:: TASK OBJECTIVE ::
Answer with the number of lines in the listing below that contain the word "matplotlib", and nothing else.

:: SUPPLIED DATA ::
━━━━━━━━
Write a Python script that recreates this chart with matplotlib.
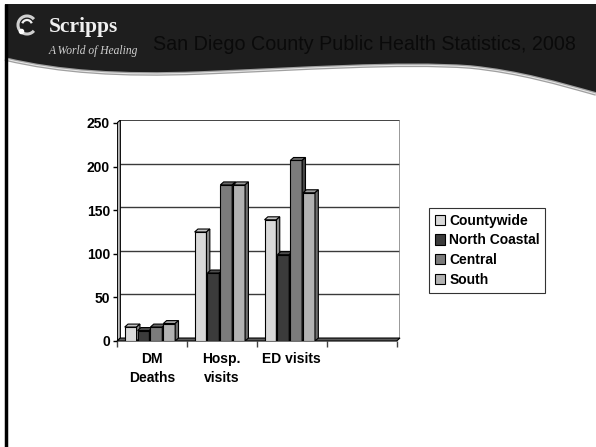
import matplotlib
matplotlib.use("Agg")
from matplotlib import pyplot as plt
from matplotlib.patches import Polygon, Patch, Arc, PathPatch
from matplotlib.path import Path

plt.rcParams['font.family'] = ['Liberation Sans', 'DejaVu Sans']

# data
categories = ["DM\nDeaths", "Hosp.\nvisits", "ED visits", ""]
regions = ["Countywide", "North Coastal", "Central", "South"]
countywide = [16, 125, 139]
north_coastal = [12, 78, 99]
central = [16, 179, 207]
south = [20, 179, 170]
series = [countywide, north_coastal, central, south]

front_cols = ["#d9d9d9", "#3b3b3b", "#7b7b7b", "#b2b2b2"]
top_cols = ["#c4c4c4", "#4e4e4e", "#6a6a6a", "#9e9e9e"]
side_cols = ["#8a8a8a", "#262626", "#474747", "#6e6e6e"]

W, H = 596, 447
fig = plt.figure(figsize=(W / 100, H / 100), dpi=100)
fig.patch.set_facecolor("white")

# ---- slide background / header in pixel coordinates
bg = fig.add_axes([0, 0, 1, 1])
bg.set_xlim(0, W)
bg.set_ylim(H, 0)
bg.axis("off")

verts = [(5, 4), (W, 4), (W, 94),
         (560, 84), (520, 72), (470, 67),
         (400, 62), (300, 69), (200, 73),
         (120, 76), (60, 72), (5, 59), (5, 4)]
codes = [Path.MOVETO, Path.LINETO, Path.LINETO,
         Path.CURVE4, Path.CURVE4, Path.CURVE4,
         Path.CURVE4, Path.CURVE4, Path.CURVE4,
         Path.CURVE4, Path.CURVE4, Path.CURVE4, Path.CLOSEPOLY]
bg.add_patch(PathPatch(Path(verts, codes), facecolor="#1e1e1e", edgecolor="none"))

edge_verts = [(5, 59), (60, 72), (120, 76), (200, 73),
              (300, 69), (400, 62), (470, 67),
              (520, 72), (560, 84), (W, 94)]
edge_codes = [Path.MOVETO] + [Path.CURVE4] * 9
bg.add_patch(PathPatch(Path(edge_verts, edge_codes), facecolor="none",
                       edgecolor="#a0a0a0", lw=2.6))
bg.add_patch(PathPatch(Path(edge_verts, edge_codes), facecolor="none",
                       edgecolor="#e6e6e6", lw=0.8))

# left frame
bg.plot([6, 6], [4, H], color="black", lw=2.5, solid_capstyle="butt")

# logo
bg.add_patch(Arc((27, 25), 18, 18, theta1=40, theta2=320, color="#d0d0d0", lw=2.2))
bg.add_patch(Arc((27, 25), 10, 10, theta1=200, theta2=340, color="#f0f0f0", lw=1.6))
bg.plot([21], [31], "o", color="white", ms=3)
bg.text(49, 32, "Scripps", color="#f0f0f0", fontsize=15.5, fontweight="bold",
        family=["Liberation Serif", "DejaVu Serif"], va="baseline")
bg.text(49, 51, "A World of Healing", color="#d0d0d0", fontsize=8.3,
        family=["Liberation Serif", "DejaVu Serif"], style="italic", va="center")

bg.text(153, 44, "San Diego County Public Health Statistics, 2008",
        color="#0a0a0a", fontsize=14.2, va="center")

# ---- 3D-style column chart
dx, dy = 0.048, 3.4
px_l, px_r, px_t, px_b = 117, 400, 120, 341
ax = fig.add_axes([px_l / W, 1 - px_b / H, (px_r - px_l) / W, (px_b - px_t) / H])
ax.set_xlim(0, len(categories) + dx)
ax.set_ylim(0, 250 + dy)
ax.set_facecolor("white")
for s in ax.spines.values():
    s.set_visible(False)

# back wall gridlines and border
for v in [50, 100, 150, 200]:
    ax.plot([dx, len(categories) + dx], [v + dy, v + dy], color="#3a3a3a", lw=1, zorder=1)
ax.plot([dx, len(categories) + dx], [250 + dy, 250 + dy], color="#222222", lw=1.2, zorder=1)
ax.plot([len(categories) + dx] * 2, [dy, 250 + dy], color="#888888", lw=1.2, zorder=1)

# left wall
ax.add_patch(Polygon([(0, 0), (dx, dy), (dx, 250 + dy), (0, 250)], closed=True,
                     facecolor="#bdbdbd", edgecolor="black", lw=0.8, zorder=2))
# floor
ax.add_patch(Polygon([(0, 0), (len(categories), 0), (len(categories) + dx, dy), (dx, dy)],
                     closed=True, facecolor="#5a5a5a", edgecolor="black", lw=0.8,
                     zorder=2, clip_on=False))

bw, step, off = 0.17, 0.184, 0.11
for ci in range(len(countywide)):
    for si, vals in enumerate(series):
        v = vals[ci]
        x0 = ci + off + si * step
        z = 3 + si
        ax.bar(x0, v, width=bw, align="edge", color=front_cols[si],
               edgecolor="black", lw=0.8, zorder=z)
        ax.add_patch(Polygon([(x0, v), (x0 + bw, v), (x0 + bw + dx, v + dy), (x0 + dx, v + dy)],
                             closed=True, facecolor=top_cols[si], edgecolor="black",
                             lw=0.8, zorder=z))
        ax.add_patch(Polygon([(x0 + bw, 0), (x0 + bw + dx, dy), (x0 + bw + dx, v + dy), (x0 + bw, v)],
                             closed=True, facecolor=side_cols[si], edgecolor="black",
                             lw=0.8, zorder=z))

ax.plot([0, 0], [0, 250], color="black", lw=1.2, zorder=10)

ax.set_yticks([0, 50, 100, 150, 200, 250])
ax.set_yticklabels(["0", "50", "100", "150", "200", "250"], fontsize=10, fontweight="bold")
ax.tick_params(axis="y", length=3, width=1, pad=2)

ax.set_xticks([i + 0.5 for i in range(len(categories))])
ax.set_xticklabels(categories, fontsize=10, fontweight="bold", linespacing=1.4)
ax.set_xticks(list(range(len(categories) + 1)), minor=True)
ax.tick_params(axis="x", which="major", length=0, pad=8)
ax.tick_params(axis="x", which="minor", length=4, width=1, color="#444444")

handles = [Patch(facecolor=c, edgecolor="black", lw=0.8) for c in front_cols]
leg = fig.legend(handles, regions, loc="upper left",
                 bbox_to_anchor=(429 / W, 1 - 208 / H),
                 prop={"weight": "bold", "size": 10}, frameon=True, fancybox=False,
                 edgecolor="black", borderpad=0.4, handlelength=0.75, handleheight=0.75,
                 handletextpad=0.3, labelspacing=0.42, borderaxespad=0)
leg.get_frame().set_linewidth(0.8)

fig.savefig("out.png", dpi=100, facecolor="white")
━━━━━━━━
:: FULL SOLUTION ::
6